A glaive (or glave) is a European polearm, consisting of a single-edged blade on the end of a pole. It is similar to the war scythe, the Japanese naginata, the Chinese guandao, the Korean woldo, and the Russian sovnya.

Glaives (from Handbook of Weapon Knowledge: Weaponry in Its Historical Development from the Beginning of the Middle Ages to the End of the 18th Century by Wendelin Boeheim, c. 1890)[1]

Overview

Typically, the blade is around 45 cm (18 in) long, on the end of a pole 2 m (7 ft) long, and the blade is affixed in a socket-shaft configuration similar to an axe head, rather than having a tang like a sword or naginata. Occasionally, glaive blades were forged with a small hook on the reverse side to better catch riders. Such blades are called glaive-guisarmes.

According to the 1599 treatise Paradoxes of Defence by English gentleman George Silver, the glaive is used in the same general manner as the quarterstaff, half pike, bill, halberd, voulge, or partisan. Silver rated this class of polearms above all other individual hand-to-hand combat weapons.

Image taken from the Morgan Bible (Folio 10 Verso – top): Notice the warbrand in the forefront slicing into a mounted soldier.

The Maciejowski Bible (Morgan Bible) depicts an example of a two-handed glaive used on horseback.

The contemporary term for this weapon may have been faussart, which was used for a variety of single-edged weapons seen as related to the scythe (along with terms such as falchion, falcata, or fauchard derived from falx, the Latin term for "scythe").

It has been argued that the glaive had its origin in Wales, and that it remained a national weapon until the end of the XVth Century. Grose mentions a warrant (Harleian MS., No. 433) issued to Nicholas Spicer, dated the first year of Richard III's reign, 1483 for enrolling of smiths for "the making of two hundred Welsh glaives" – twenty shillings and sixpence being the charge for thirty glaives with their staves, made at Abergavenny and Llanllowel.[2]

Other uses of the word

The word "glaive" has historically been given to several very different types of weapons; it originated from French. Almost all etymologists derive it from either the Latin (gladius) or Celtic (*cladivos, compare claymore) word for sword. Nevertheless, all the earliest attestations in both French and English refer to spears.[3] It is attested in this meaning in English roughly from the 14th to 16th centuries.[4]

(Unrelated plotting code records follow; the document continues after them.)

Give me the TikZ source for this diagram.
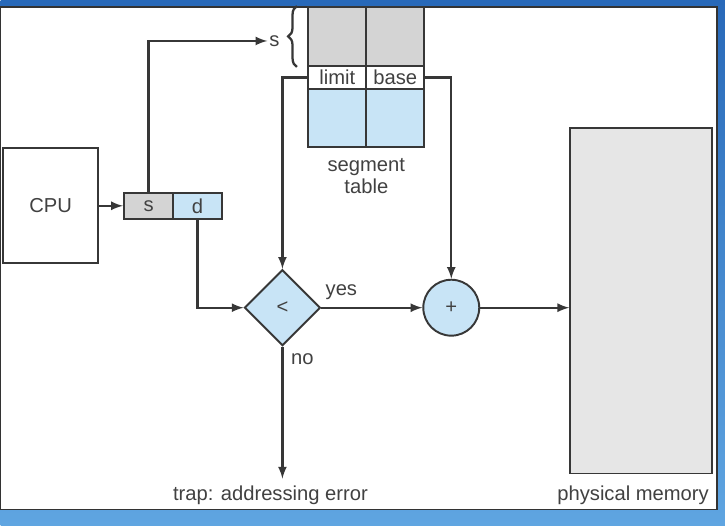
\documentclass[tikz,border=0pt]{standalone}
\usepackage{fontspec}
\setmainfont{Liberation Sans}
\usepackage{xcolor}
\usetikzlibrary{positioning,shapes.geometric,decorations.pathreplacing}

\definecolor{segblue}{RGB}{200,228,246}
\definecolor{seggray}{RGB}{212,212,212}
\definecolor{memgray}{RGB}{230,230,230}
\definecolor{linegray}{RGB}{55,55,55}
\definecolor{textgray}{RGB}{65,65,65}
\definecolor{frametop}{RGB}{40,105,185}
\definecolor{framebot}{RGB}{95,165,225}

\begin{document}
\begin{tikzpicture}[x=0.02cm, y=-0.02cm, >=latex,
  every node/.style={text=textgray, font=\fontsize{11.5}{12.5}\selectfont},
  box/.style={rectangle, draw=linegray, line width=1.1pt, inner sep=0pt},
  sdcell/.style={box, minimum width=0.99cm, minimum height=0.52cm},
  tabcell/.style={box, minimum width=1.16cm},
  label/.style={inner sep=1pt},
  conn/.style={line width=1.3pt, linegray}]

% frame of the slide
\shade[top color=frametop, bottom color=framebot] (0,0) rectangle (725,526);
\draw[fill=white, thick, draw=black!80] (0,7) rectangle (717,510);

\node[box, minimum width=1.9cm, minimum height=2.3cm] at (50,206) (cpu) {CPU};
\node[sdcell, fill=seggray] at (148,206) (s) {s};
\node[sdcell, fill=segblue] at (197,206) (d) {d};

\node[tabcell, fill=seggray, minimum height=1.18cm] at (337,36.5) (tg1) {};
\node[tabcell, fill=seggray, minimum height=1.18cm] at (395,36.5) (tg2) {};
\node[tabcell, fill=white, minimum height=0.46cm] at (337,77.5) (limit) {limit};
\node[tabcell, fill=white, minimum height=0.46cm] at (395,77.5) (base) {base};
\node[tabcell, fill=segblue, minimum height=1.16cm] at (337,118) (tb1) {};
\node[tabcell, fill=segblue, minimum height=1.16cm] at (395,118) (tb2) {};
\node[align=center] at (366,176) (segtab) {segment\\table};
\node[label] at (274,41) (slabel) {s};

\node[diamond, draw=linegray, line width=1.1pt, fill=segblue, minimum size=1.52cm, inner sep=0pt] at (282,308) (lt) {<};
\node[circle, draw=linegray, line width=1.1pt, fill=segblue, minimum size=1.12cm, inner sep=0pt] at (451,308) (plus) {+};
\node[box, fill=memgray, minimum width=2.84cm, minimum height=6.92cm] at (641,301) (mem) {};

\node[label] at (341,292) (yes) {yes};
\node[label] at (302,360) (no) {no};
\node at (270,496) (trap) {trap: addressing error};
\node at (633,496) (memlabel) {physical memory};
\coordinate (trapend) at (282,479);

\draw[conn, ->] (cpu) -- (s);
\draw[conn, ->] (s.north) |- (slabel.west);
\draw[conn, decorate, decoration={brace, amplitude=5pt}] ([xshift=-6pt]tg1.south west) -- ([xshift=-6pt]tg1.north west);
\draw[conn, ->] (limit.west) -| (lt.north);
\draw[conn, ->] (base.east) -| (plus.north);
\draw[conn, ->] (d.south) |- (lt.west);
\draw[conn, ->] (lt.east) -- (plus.west);
\draw[conn, ->] (plus.east) -- (plus -| mem.west);
\draw[conn, ->] (lt.south) -- (trapend);

\end{tikzpicture}
\end{document}
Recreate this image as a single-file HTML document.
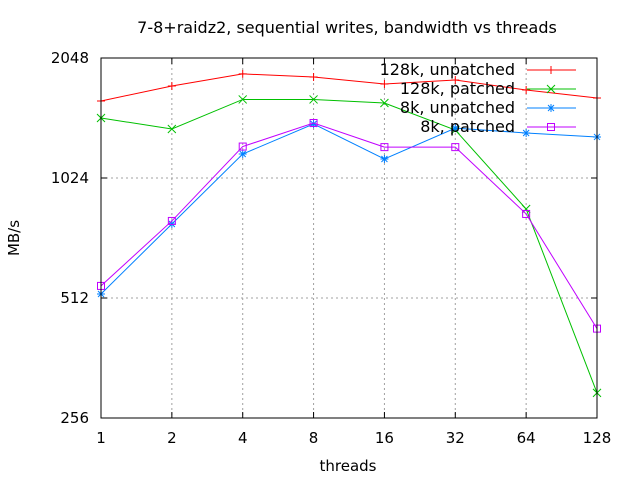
<!DOCTYPE html>
<html><head><meta charset="utf-8"><style>
body{margin:0;background:#fff}
svg{display:block;font-family:"DejaVu Sans","Liberation Sans",sans-serif}
</style></head><body>
<svg id="chart" width="640" height="480">
<rect width="640" height="480" fill="#fff"/>
<text x="347" y="33" font-size="16" text-anchor="middle">7-8+raidz2, sequential writes, bandwidth vs threads</text>
<text x="348" y="471" font-size="15" text-anchor="middle">threads</text>
<text transform="translate(19,238) rotate(-90)" font-size="15" text-anchor="middle">MB/s</text>
<g id="grid"></g><g id="series"></g><g id="legend"></g>
<rect x="101" y="58" width="496" height="360" fill="none" stroke="#000" stroke-width="1"/>
</svg>
<script>
const threads=[1,2,4,8,16,32,64,128];
const yTicks=[256,512,1024,2048];
const seriesNames=["128k, unpatched","128k, patched","8k, unpatched","8k, patched"];
const unpatched128k=[1598,1742,1868,1835,1763,1804,1702,1625];
const patched128k=[1448,1359,1612,1612,1579,1351,856,296];
const unpatched8k=[524,785,1176,1399,1143,1366,1328,1298];
const patched8k=[549,799,1228,1407,1224,1224,832,429];
const colors=["#ff0000","#00c000","#0080ff","#c000ff"];
const NS="http://www.w3.org/2000/svg";
const L=101,R=597,T=58,B=418;
const xs=i=>L+(R-L)*Math.log2(threads[i])/Math.log2(128);
const ys=v=>B-(B-T)*(Math.log2(v)-8)/3;
function mk(tag,a,parent){const e=document.createElementNS(NS,tag);for(const k in a)e.setAttribute(k,a[k]);parent.appendChild(e);return e;}
const grid=document.getElementById('grid'),ser=document.getElementById('series'),leg=document.getElementById('legend');
threads.forEach((t,i)=>{const x=xs(i);
 if(i>0&&i<threads.length-1){const g=mk('line',{x1:x,x2:x,y1:T,y2:B,stroke:'#a0a0a0','stroke-dasharray':'2,3'},grid);
 
 }
 mk('line',{x1:x,x2:x,y1:B,y2:B-6,stroke:'#000'},grid);mk('line',{x1:x,x2:x,y1:T,y2:T+6,stroke:'#000'},grid);
 const tx=mk('text',{x:x,y:443,'font-size':15,'text-anchor':'middle'},grid);tx.textContent=t;
 
 });
yTicks.forEach(v=>{const y=ys(v);
 if(v>256&&v<2048){const g=mk('line',{x1:L,x2:R,y1:y,y2:y,stroke:'#a0a0a0','stroke-dasharray':'2,3'},grid);
 
 }
 mk('line',{x1:L,x2:L+6,y1:y,y2:y,stroke:'#000'},grid);mk('line',{x1:R,x2:R-6,y1:y,y2:y,stroke:'#000'},grid);
 const tx=mk('text',{x:89,y:y+5,'font-size':15,'text-anchor':'end'},grid);tx.textContent=v;
 
 });
function marker(k,x,y,c,p){
 if(k===0){mk('path',{d:`M${x-4},${y}h8M${x},${y-4}v8`,stroke:c,fill:'none'},p);}
 else if(k===1){mk('path',{d:`M${x-4},${y-4}l8,8M${x-4},${y+4}l8,-8`,stroke:c,fill:'none'},p);}
 else if(k===2){mk('path',{d:`M${x-4},${y}h8M${x},${y-4}v8M${x-3},${y-3}l6,6M${x-3},${y+3}l6,-6`,stroke:c,fill:'none'},p);}
 else {mk('rect',{x:x-3.5,y:y-3.5,width:7,height:7,stroke:c,fill:'none'},p);}
}
[unpatched128k,patched128k,unpatched8k,patched8k].forEach((d,k)=>{
 const g=mk('g',{},ser);
 
 
 const pts=d.map((v,i)=>xs(i)+','+ys(v)).join(' ');
 mk('polyline',{points:pts,fill:'none',stroke:colors[k],'stroke-width':1},g);
 d.forEach((v,i)=>marker(k,xs(i),ys(v),colors[k],g));
 const ly=70+k*19;
 const lg=mk('g',{},leg);
 
 
 const tx=mk('text',{x:515,y:ly+5,'font-size':16,'text-anchor':'end'},lg);tx.textContent=seriesNames[k];
 mk('line',{x1:527,x2:576,y1:ly,y2:ly,stroke:colors[k]},lg);
 marker(k,551,ly,colors[k],lg);
});
</script>
</body></html>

Around the same time, it also began being used as a poetic word for sword.[5] In Modern French, glaive refers to short swords, especially the Roman gladius.

The term "glaive" is used in the science-fiction/fantasy film Krull to refer to a thrown weapon, similar to the shuriken, chakram, or mambele, which can return to the thrower, much like a boomerang. Glaive has been used to describe this fictional type of weapon in films, video games (such as Dark Sector), and other fantasy media since.[6][7]

References

  1. Wendelin Boeheim (1890), "Die Glese und die Couse, figure 396", Handbuch der Waffenkunde. Das Waffenwesen in seiner historischen Entwicklung vom Beginn des Mittelalters bis zum Ende des 18. Jahrhunderts [Handbook of Weapon Knowledge. Weaponry in Its Historical Development from the Beginning of the Middle Ages to the End of the 18th Century.], Seemanns kunstgewerbliche Handbücher, VII, Leipzig: E. A. Seemann, pp. 343–344, OCLC 457086621
  2. Laking, Guy Francis (1920). A Record of European Armour and Arms Through Seven Centuries. Vol. III. London: G. Bell and Sons. p. 104.
  3. OED s.v. Glaive: "Hatz.-Darm. regard OF. glaive as an adapted form of L. gladius (through the stages gladie, glaie, glavie). Ascoli supposes it to represent a Celtic *cladivo- (OIr. claideb sword, Gael. claidheamh). Neither view, however, accounts for the earliest meaning of the word in OF., which is also that of MHG. glavîe, glævîn, MDu. glavie, glaye, Sw. glaven."
  4. OED s.v., section 1, lists examples in this meaning from 1297–1592.
  5. OED s.v., section 3, lists examples in this meaning from c.1470–1887.
  6. "Why is a large shuriken sometimes called a "glaive"?".
  7. "Warcraft III - Night Elves -> Units - Glaive Thrower".